__AIM__:
Only the lines from the top of the records below through the line containing "yticks = [0, 200, 400, 600, 800, 1000, 1200]" should be printed, exactly and without pictures.

## BEGIN RECORDS SHOWN

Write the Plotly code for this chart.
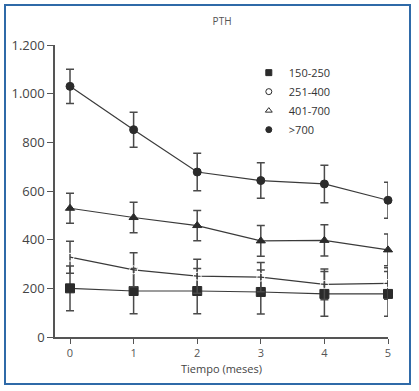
import plotly.graph_objects as go

months = [0, 1, 2, 3, 4, 5]
names = ["150-250", "251-400", "401-700", ">700"]
g150 = [200, 189, 189, 185, 177, 177]
g150_err = [92, 93, 93, 90, 92, 92]
g251 = [328, 276, 250, 246, 216, 220]
g251_err = [66, 70, 70, 60, 63, 65]
g401 = [529, 491, 458, 395, 397, 358]
g401_err = [62, 63, 62, 63, 64, 65]
g700 = [1030, 852, 678, 643, 629, 562]
g700_err = [70, 72, 77, 73, 77, 74]
yticks = [0, 200, 400, 600, 800, 1000, 1200]

series = [g150, g251, g401, g700]
errs = [g150_err, g251_err, g401_err, g700_err]
symbols = ["square", "circle-open", "triangle-up", "circle"]
sizes = [9, 8, 8, 8]
leg_symbols = ["square", "circle-open", "triangle-up-open", "circle"]

dark = "#2b2b2b"
fig = go.Figure()
for name, y, e, sym, sz in zip(names, series, errs, symbols, sizes):
    fig.add_trace(go.Scatter(
        x=months, y=y, mode="lines+markers", name=name, showlegend=False,
        cliponaxis=False,
        line=dict(color="#3a3a3a", width=1.2),
        marker=dict(symbol=sym, size=sz, color=dark if sym != "circle-open" else "white",
                    line=dict(color=dark, width=1)),
        error_y=dict(type="data", array=e, visible=True, color="#4a4a4a",
                     thickness=1.5, width=4),
    ))
for name, sym in zip(names, leg_symbols):
    fig.add_trace(go.Scatter(
        x=[None], y=[None], mode="markers", name=name, showlegend=True,
        marker=dict(symbol=sym, size=6, color=dark, line=dict(color=dark, width=1)),
    ))

fig.update_layout(
    width=419, height=391,
    margin=dict(l=55, r=31, t=45, b=54),
    paper_bgcolor="white", plot_bgcolor="white",
    separators=",.",
    font=dict(family="Open Sans, Noto Sans, sans-serif", color="#444", size=12),
    title=dict(text="PTH", x=0.53, xanchor="center", y=0.945, yanchor="middle",
               font=dict(size=10, color="#555")),
    showlegend=True,
    legend=dict(x=0.582, y=0.955, xanchor="left", yanchor="top",
                bgcolor="rgba(0,0,0,0)", font=dict(size=11, color="#333"),
                tracegroupgap=0, itemwidth=30),
    xaxis=dict(range=[-0.236, 5], tickvals=months, showline=True, linecolor="#555",
               linewidth=1.5, ticks="outside", ticklen=5, tickcolor="#555",
               showgrid=False, zeroline=False,
               title=dict(text="Tiempo (meses)", font=dict(size=11, color="#444"), standoff=6),
               tickfont=dict(size=11, color="#555")),
    yaxis=dict(range=[0, 1200], tickvals=yticks, tickformat=",", showline=True,
               linecolor="#555", linewidth=1.5, ticks="outside", ticklen=6,
               tickcolor="#555", showgrid=False, zeroline=False,
               tickfont=dict(size=13, color="#444")),
    shapes=[dict(type="rect", xref="paper", yref="paper",
                 x0=(5 - 55) / 333, x1=(410 - 55) / 333,
                 y0=-(384 - 337) / 292, y1=(337 - 5) / 292,
                 line=dict(color="#2f6aa8", width=2), fillcolor="rgba(0,0,0,0)", layer="below")],
)
fig.write_html("out.html", config={"displayModeBar": False},
               post_script="document.body.style.margin='0';")
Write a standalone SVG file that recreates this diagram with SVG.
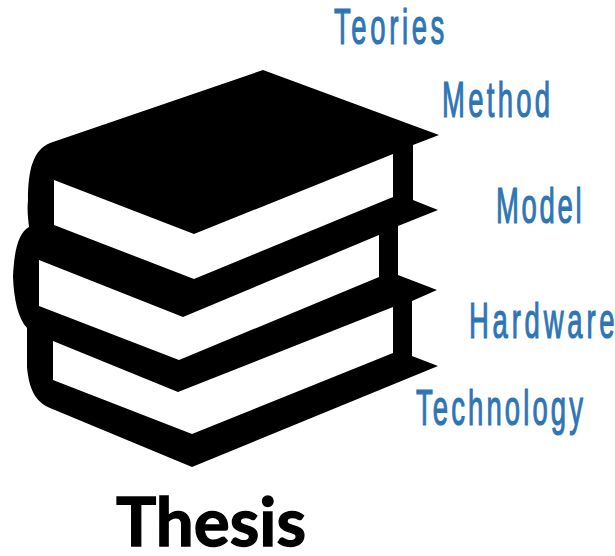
<svg xmlns="http://www.w3.org/2000/svg" width="615" height="556" viewBox="0 0 615 556">
<style>
.l{font-family:"Liberation Sans",Arial,sans-serif;font-size:49px;fill:#2e75b6;stroke:#2e75b6;stroke-width:1.2px}
.t{font-family:"Lato","Open Sans",sans-serif;font-weight:700;font-size:67px;fill:#000;stroke:#000;stroke-width:1.3px}
</style>
<rect width="615" height="556" fill="#fff"/>
<g id="books">
<path fill="#000" fill-rule="evenodd" d="M263 70L439 135L413 145V200L438 210L398 226V275L437 290L412 301V356L438 366L192 467L50 408C36 402 29 390 27 367V328C18 318 14 300 13 277C14 252 18 233 29 227C28 218 27 210 28 200C28 170 33 150 50 143Z
M54 180L194 234L393 154V197L194 279L54 225Z
M39 260L183 317L379 235V277L179 360L39 306Z
M53 341L178 392L393 307V353L192 434L53 380Z"/>
</g>
<g id="teories"><text class="l" transform="translate(334 43.5) scale(.56 1)" textLength="197" lengthAdjust="spacing">Teories</text></g>
<g id="method"><text class="l" transform="translate(442 116.5) scale(.56 1)" textLength="193" lengthAdjust="spacing">Method</text></g>
<g id="model"><text class="l" transform="translate(496 222.5) scale(.56 1)" textLength="153" lengthAdjust="spacing">Model</text></g>
<g id="hardware"><text class="l" transform="translate(469 337.5) scale(.56 1)" textLength="260" lengthAdjust="spacing">Hardware</text></g>
<g id="technology"><text class="l" transform="translate(416 424.5) scale(.56 1)" textLength="298" lengthAdjust="spacing">Technology</text></g>
<g id="thesis"><text class="t" x="116" y="546" textLength="190" lengthAdjust="spacingAndGlyphs">Thesis</text></g>
<g id="connectors"/>
</svg>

## END RECORDS SHOWN

__EXERCISE RESULT__:
Write the Plotly code for this chart.
import plotly.graph_objects as go

months = [0, 1, 2, 3, 4, 5]
names = ["150-250", "251-400", "401-700", ">700"]
g150 = [200, 189, 189, 185, 177, 177]
g150_err = [92, 93, 93, 90, 92, 92]
g251 = [328, 276, 250, 246, 216, 220]
g251_err = [66, 70, 70, 60, 63, 65]
g401 = [529, 491, 458, 395, 397, 358]
g401_err = [62, 63, 62, 63, 64, 65]
g700 = [1030, 852, 678, 643, 629, 562]
g700_err = [70, 72, 77, 73, 77, 74]
yticks = [0, 200, 400, 600, 800, 1000, 1200]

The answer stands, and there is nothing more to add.